Michelson
Borges
O ato terrorista
cometido por fundamentalistas islâmicos na França, no último dia 7, trouxe de
volta a discussão sobre fundamentalismo, ameaças terroristas e liberdade
religiosa e de imprensa. Em casos como esse, é fácil ver a discussão assumir um
caráter maniqueísta, do tipo “preto ou branco”. Se os islâmicos não suportam
que se façam desenhos de seu profeta, que não vivam em países em que se permite
essa liberdade! Se os franceses sabiam que a sátira ao islã iria enraivecer
alguns, por que fizeram isso? O que é mais importante, a liberdade de imprensa
(e de deboche) ou o direito de ter minha crença respeitada? Achei interessante
o que o pastor Marcos Bomfim postou em sua página no Facebook: “Minha filha me
contou sobre a postagem de alguém que afirma: ‘Eu não sou Charlie’. Essa pessoa
diz que muitos que dizem ao redor do mundo ‘Eu sou Charlie’, na realidade, nem
imaginam o que estão fazendo. Claro que repudiamos totalmente essa insanidade
violenta dos ataques e lamentamos as mortes desses seres humanos por quem
Cristo morreu. Mas esse ‘jornal’, segundo essa pessoa, em nome da liberdade,
praticava o mais abjeto tipo de discriminação, desrespeito, sacrilégio,
discriminação racial e religiosa. Isso é liberdade? Quem determina o que é
liberdade? Em nome da liberdade pode-se ofender, rebaixar, ridicularizar,
discriminar? Acredito que não. O amor de Cristo nos leva a amar os diferentes,
não a ridicularizá-los. Muito menos matá-los!
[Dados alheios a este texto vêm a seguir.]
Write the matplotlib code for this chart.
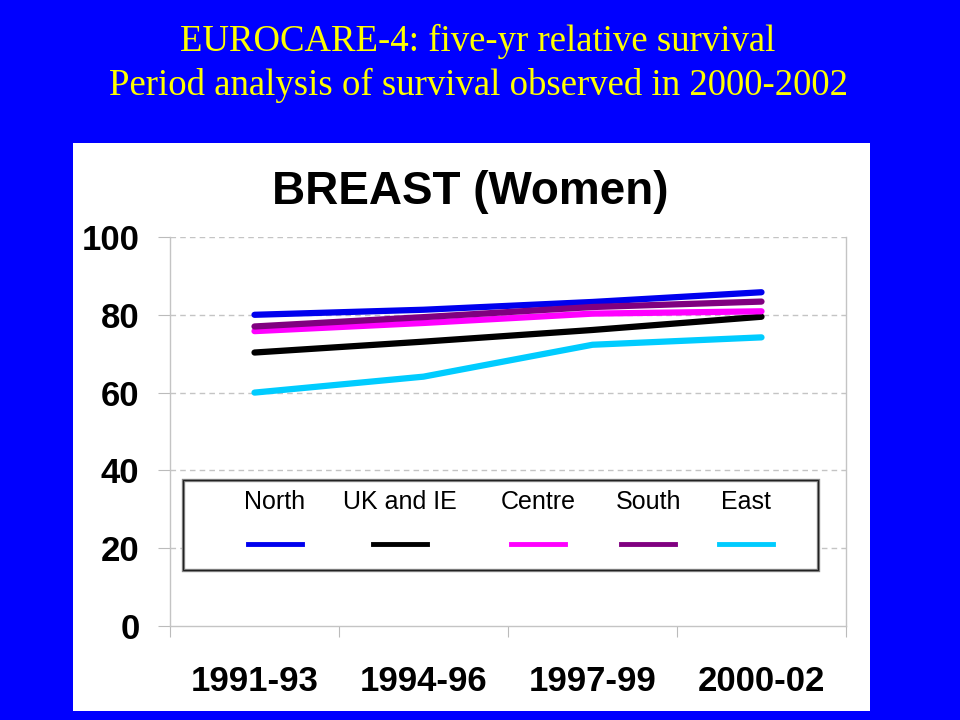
import matplotlib.pyplot as plt
import numpy as np
from matplotlib.lines import Line2D
from matplotlib.patches import Rectangle

periods = ["1991-93", "1994-96", "1997-99", "2000-02"]
regions = ["North", "UK and IE", "Centre", "South", "East"]
colors = ["#0000EE", "#000000", "#FF00FF", "#800080", "#00CCFF"]

north = [80.0, 81.3, 83.3, 85.8]
uk_ie = [70.3, 73.1, 76.1, 79.5]
centre = [75.8, 77.9, 80.3, 80.9]
south = [77.0, 79.4, 82.0, 83.4]
east = [60.0, 64.1, 72.3, 74.2]
series = [north, uk_ie, centre, south, east]

yticks = [0, 20, 40, 60, 80, 100]

fig = plt.figure(figsize=(9.6, 7.2), dpi=100)
fig.patch.set_facecolor("#0000FF")

# white panel behind the chart
panel = fig.add_axes([73 / 960, 9 / 720, 797 / 960, 568 / 720], zorder=-1)
panel.set_facecolor("white")
panel.set_xticks([])
panel.set_yticks([])
for s in panel.spines.values():
    s.set_visible(False)

fig.text(0.498, 0.942, "EUROCARE-4: five-yr relative survival", ha="center", va="center",
         color="#FFFF00", fontsize=26.5, family="Liberation Serif")
fig.text(0.498, 0.882, "Period analysis of survival observed in 2000-2002", ha="center", va="center",
         color="#FFFF00", fontsize=26.5, family="Liberation Serif")

ax = fig.add_axes([170 / 960, 94 / 720, 676 / 960, 389 / 720])
ax.set_facecolor("none")

x = np.arange(len(periods)) + 0.5
for vals, col in zip(series, colors):
    ax.plot(x, vals, color=col, lw=4.5, solid_capstyle="round", zorder=3)

ax.set_xlim(0, len(periods))
ax.set_ylim(0, 100)

ax.set_yticks(yticks)
ax.set_yticklabels([str(v) for v in yticks], fontsize=25, fontweight="bold", family="Liberation Sans")
ax.tick_params(axis="y", length=9, color="#BBBBBB", pad=13)

ax.set_xticks(np.arange(len(periods) + 1))
ax.set_xticklabels([])
ax.set_xticks(x, minor=True)
ax.set_xticklabels(periods, minor=True, fontsize=25, fontweight="bold", family="Liberation Sans")
ax.tick_params(axis="x", which="major", length=8, color="#BBBBBB")
ax.tick_params(axis="x", which="minor", length=0, pad=28)

for v in yticks[1:]:
    ax.axhline(v, color="#C4C4C4", lw=1, ls=(0, (4, 3)), zorder=1)

ax.spines["top"].set_visible(False)
for side in ["left", "bottom", "right"]:
    ax.spines[side].set_color("#C4C4C4")
    ax.spines[side].set_linewidth(1)

fig.text(0.49, 0.733, "BREAST (Women)", ha="center", va="center",
         fontsize=33, fontweight="bold", family="Liberation Sans")

# legend box: labels above line samples
shadow = Rectangle((0.077, 14.4), 3.755, 23.1, facecolor="white", edgecolor="#888888",
                   lw=2.4, zorder=4)
ax.add_patch(shadow)
box = Rectangle((0.077, 14.4), 3.755, 23.1, facecolor="none", edgecolor="#222222",
                lw=0.9, zorder=4)
ax.add_patch(box)
leg_x = [0.62, 1.36, 2.18, 2.83, 3.41]
for name, col, lx in zip(regions, colors, leg_x):
    ax.text(lx, 31.8, name, ha="center", va="center", fontsize=18,
            family="Liberation Sans", zorder=5)
    ax.add_line(Line2D([lx - 0.16, lx + 0.16], [21, 21], color=col, lw=3.5, zorder=5))

fig.savefig("out.png", dpi=100, facecolor=fig.get_facecolor())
Um pirão engrossado por erros de
todos os lados, finalizado com a loucura do ataque... Mundo difícil de viver...
Quanto a mim, também não sou Charlie, muito menos quero ser dos que atacaram
covardemente aqueles de quem discordam.”
Esse mesmo jornal já
publicou ilustrações de capa horríveis com a Trindade, Jesus Cristo, judeus e
outras figuras religiosas (não tenho estômago para reproduzi-las aqui).
Evidentemente que isso não dá aos cristãos ou aos judeus (nem a qualquer um) o
direito de entrar na redação do Hebdo e metralhar todo mundo. Muitos profetas
do judaísmo (que são também do cristianismo) foram martirizados por sua fé,
nunca mataram por ela. Jesus Cristo e os apóstolos (e muitos e muitos cristãos
depois deles) também morreram pelo que acreditavam, nunca mataram por isso (é
bom lembrar que não se pode condenar Jesus e/ou o cristianismo por erros
cometidos por falsos cristãos). E o assunto pode ser estendido até os
muçulmanos pacifistas que nada têm que ver com os terroristas que seguem a
mesma religião (leia o artigo “Je ne suis pas Charlie”, do professor El Rafa
Saldaña, que procura equalizar a questão, analisando o assunto de maneira bem
menos apaixonada que outros articulistas; e do Reinaldo Azevedo, que vê as
coisas sob outra ótica).
O que chama a atenção,
também, neste momento de ânimos alterados, é o poder de união que uma tragédia
como essa tem, a ponto de colocar lado a lado inimigos políticos como Hollande
e Sarkozy, e levar multidões às ruas, em protesto contra o terror e em apoio à
liberdade de expressão (confira).
O papa Francisco, em
viagem à Ásia, condenou o ataque e disse que, “infelizmente, ultimamente,
surgiram grupos extremistas que em certa medida manipulam a opinião pública e
criam tensão utilizando a religião para fins que não são claros. Fazemos votos
de que a tradição que existe de diálogo inter-religioso e de colaboração possa
prevalecer” (confira). Em outra reportagem, é dito que o papa pede o fim de
“todo tipo de fundamentalismo” e defende como legítimas as formas de colocar
fim ao radicalismo.
Como assim todo tipo de
fundamentalismo? O islâmico a gente já conhece. E o cristão? O próprio papa já
o definiu (confira aqui, aqui e aqui). E também já aprovou intervenção militar,
quando os fins (combate ao terrorismo/radicalismo) justificarem os meios, numa
espécie de “guerra santa” (confira).
Tenho a impressão de
que crescerá essa tensão envolvendo a maioria “democrática”, “fraterna”,
“livre”, de um lado, e as minorias “diferentes”, “fundamentalistas”,
“radicais”, “intolerantes”, de outro. Veremos a intolerância praticada contra
os intolerantes. O mundo se torna realmente cada vez mais difícil de se viver.